Defense uncovered witness credibility issues;
Ongoing trial delays caused men to languish in jail for two years

SAN FRANCISCO – Prosecutors this week dismissed all charges against Lawrence Thomas and Tyjone Flournoy, who have been in jail for two years awaiting trial in connection with the death of famed private investigator Jack Palladino. Citing a lack of evidence, prosecutors dismissed the charges, which included attempted robbery and murder, on Jan. 31. Deputy Public Defender Kleigh Hathaway represented Thomas, and her defense team helped uncover witness credibility issues that contributed to the prosecution’s dismissal during a pretrial hearing. Flournoy was represented by a private attorney.

“The prosecution did the ethical thing in dismissing these charges, as none of the physical evidence corroborated the early assumptions reported by an unreliable witness,” said Hathaway. “It’s important for us, as Mr. Thomas’s legal team, to help clear his name after a flurry of misinformation was reported in the wake of Mr. Palladino’s death.”

On Jan. 28, 2021, Palladino was in front of his house taking photos with a large camera when he encountered Thomas and Flournoy, who were driving on a block that had been closed to through traffic during the pandemic. Palladino suffered a fall directly after the encounter, and the events leading up to the fall became the major focus of court proceedings.

A witness first told police that the passenger (Flournoy) tried to steal Palladino’s camera through the window, and that the driver (Thomas) then sped away, dragging Palladino by the camera before he fell and hit his head. That statement ended up to be false and unfounded. 

At a preliminary hearing in April 2021, defense attorney Hathaway cross-examined the witness, who admitted that he never actually saw the interaction between Palladino and the men in the car, and had only assumed that they were trying to rob him. Physical evidence also contradicted the witness’s theory, as there was no DNA from the passenger found on the camera, which remained in Palladino’s possession. 

Thomas maintained that he drove away because Palladino was yelling at them through the passenger window and hit their car with his hand, which other witnesses also heard. After the men drove off, Palladino lost his footing and fell. He was transported to the hospital and died several days later.

Despite these revelations, a judge ruled that the case could go forward, and Thomas and Flournoy asserted their right to a speedy trial. Their trial was set for September 2021, but the massive trial backlog in San Francisco Superior Court delayed the trial nearly 18 months beyond their Constitutionally-mandated deadline. 

San Francisco Superior Court has accrued a massive trial backlog since the pandemic, and continues to violate speedy trial rights by delaying trials past their statutory deadlines. As of December 2022, there were 838 cases past their deadlines, including 147 individuals who remained jailed without trial.

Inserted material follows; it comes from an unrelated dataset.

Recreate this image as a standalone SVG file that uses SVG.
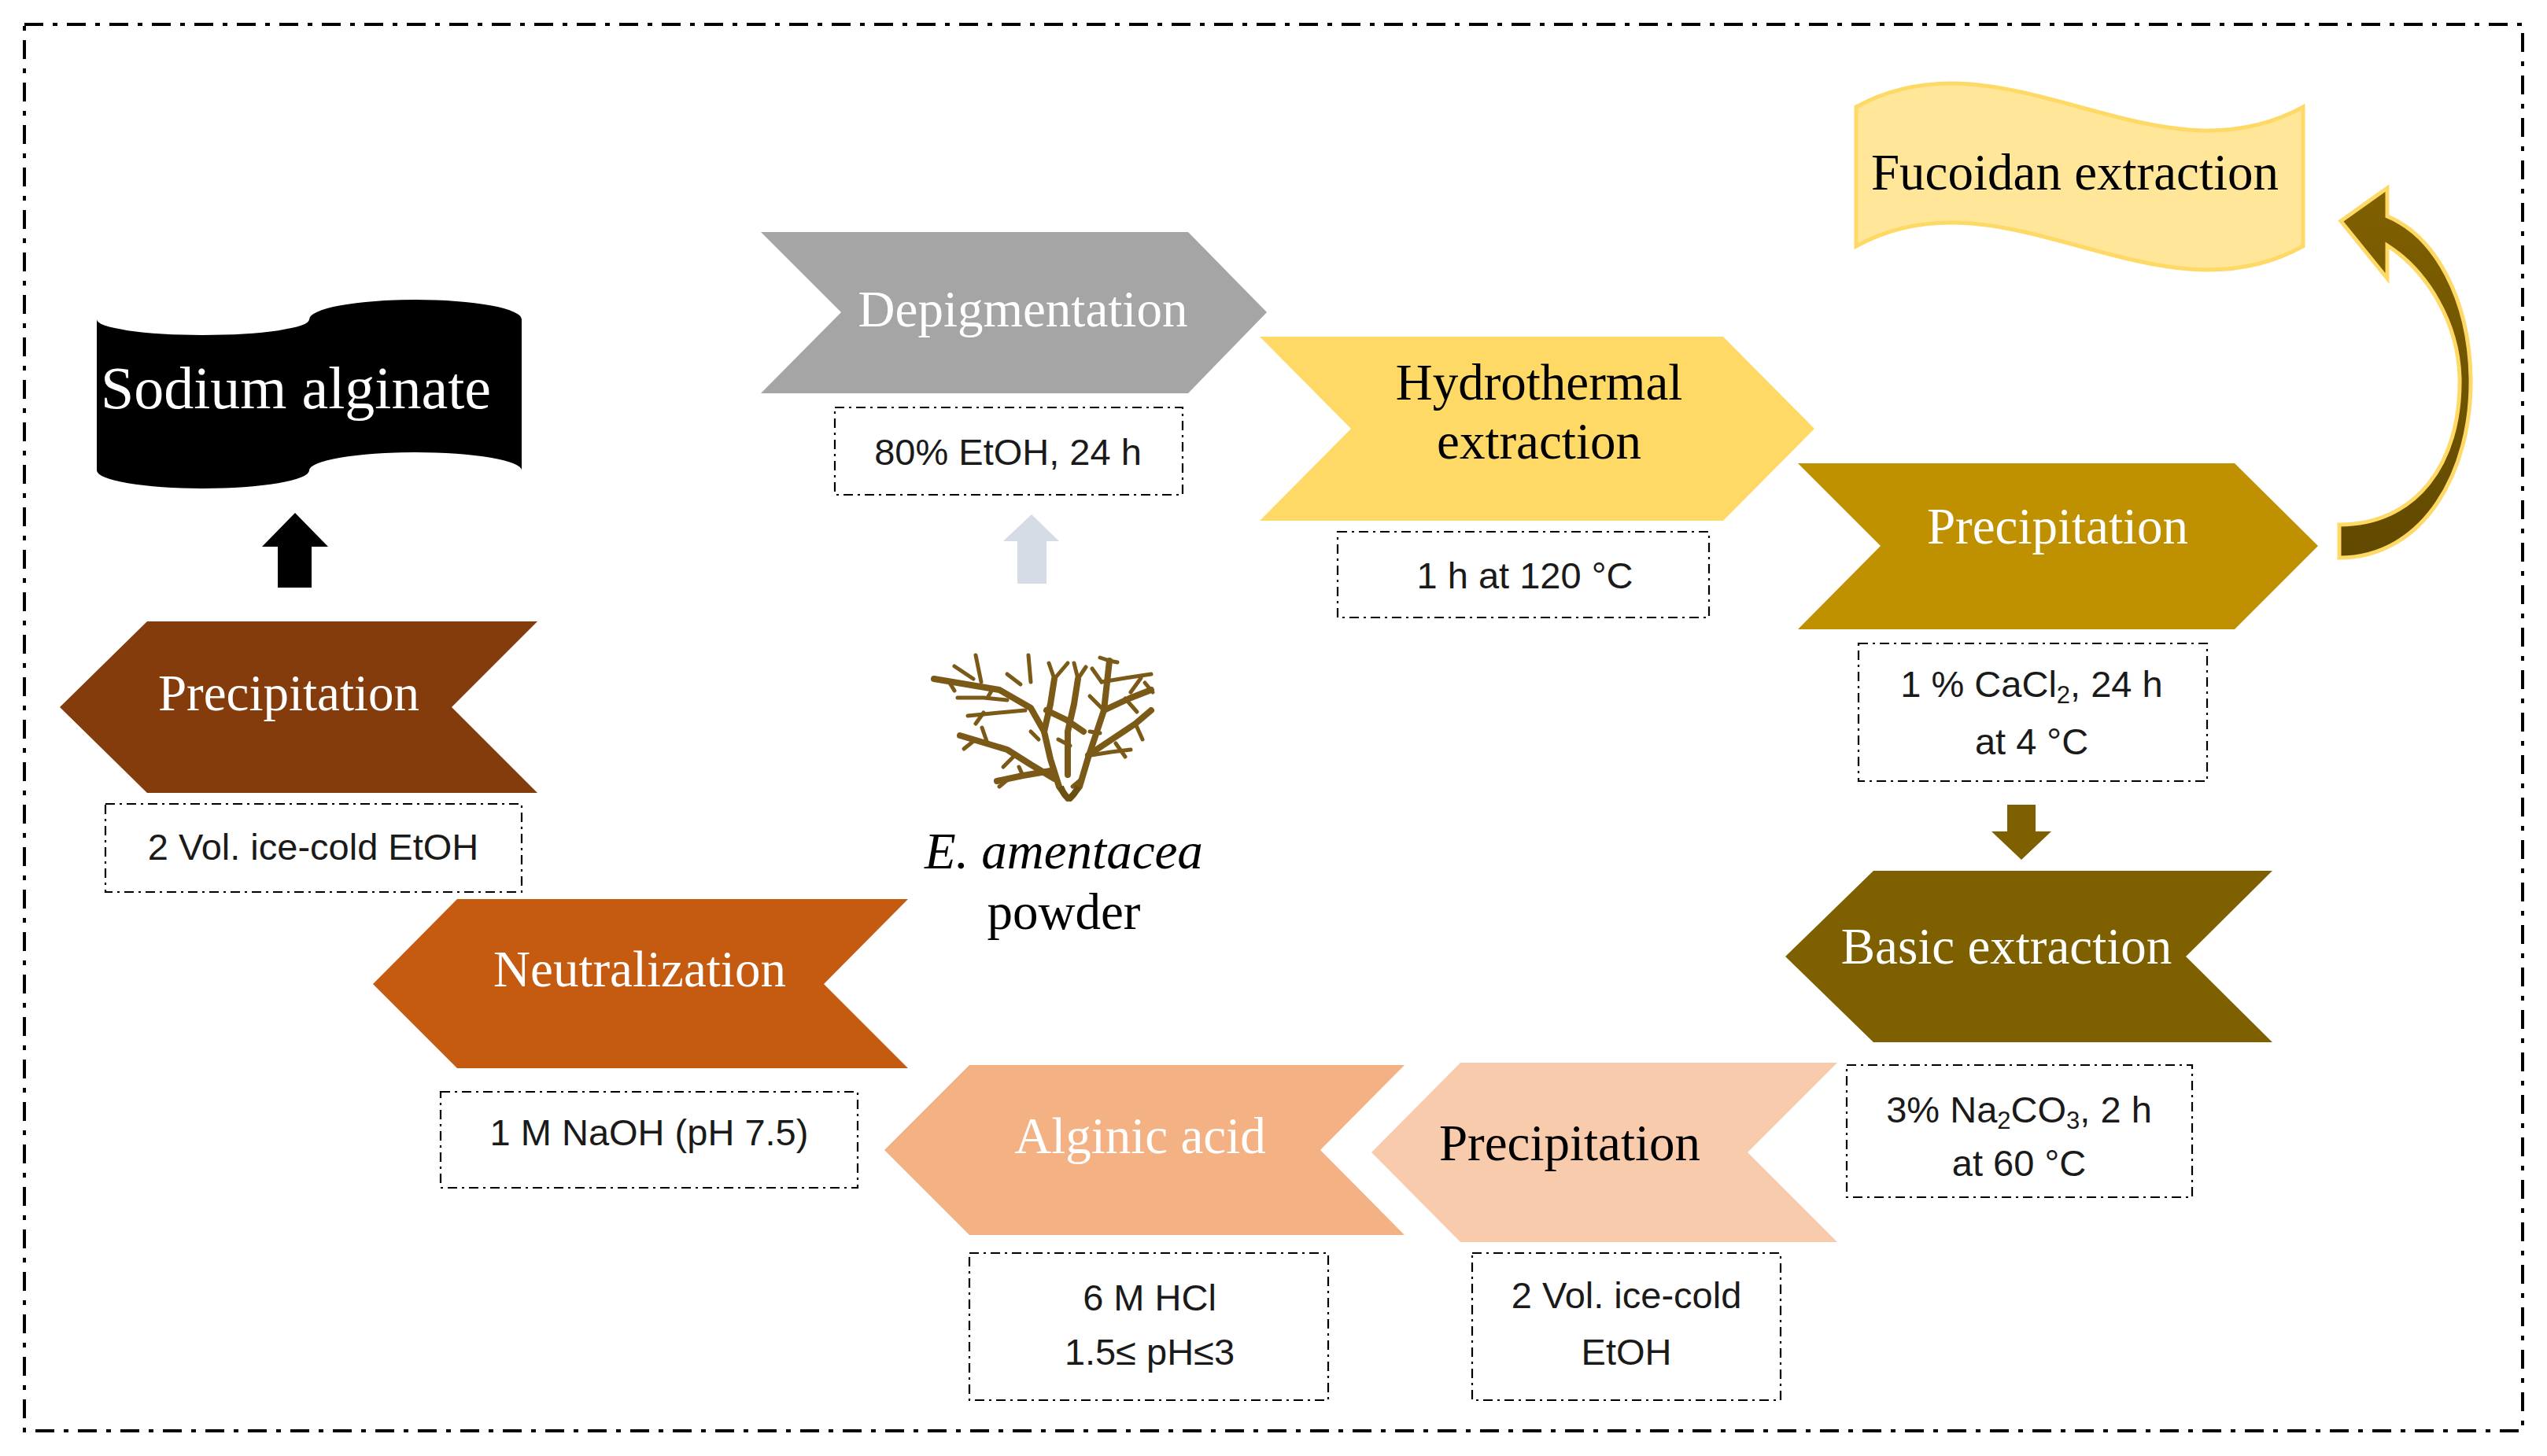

Throughout the pandemic, people in SF County jail have been subjected to 23-hour lockdowns, with limited visitation and programming, and no direct sunlight.  

“Our defenders did the crucial work of scrutinizing the state’s evidence which led to a just dismissal, but there are hundreds of people, like these two men who just spent two years in jail, suffering the injustice of waiting for their day in court,” said San Francisco Public Defender Mano Raju, whose office has been taking legal and direct action to stoke the court to address the backlog. 

The defense team for Mr. Thomas was led by Deputy Public Defender Kleigh Hathaway and Investigator Collin Olsen.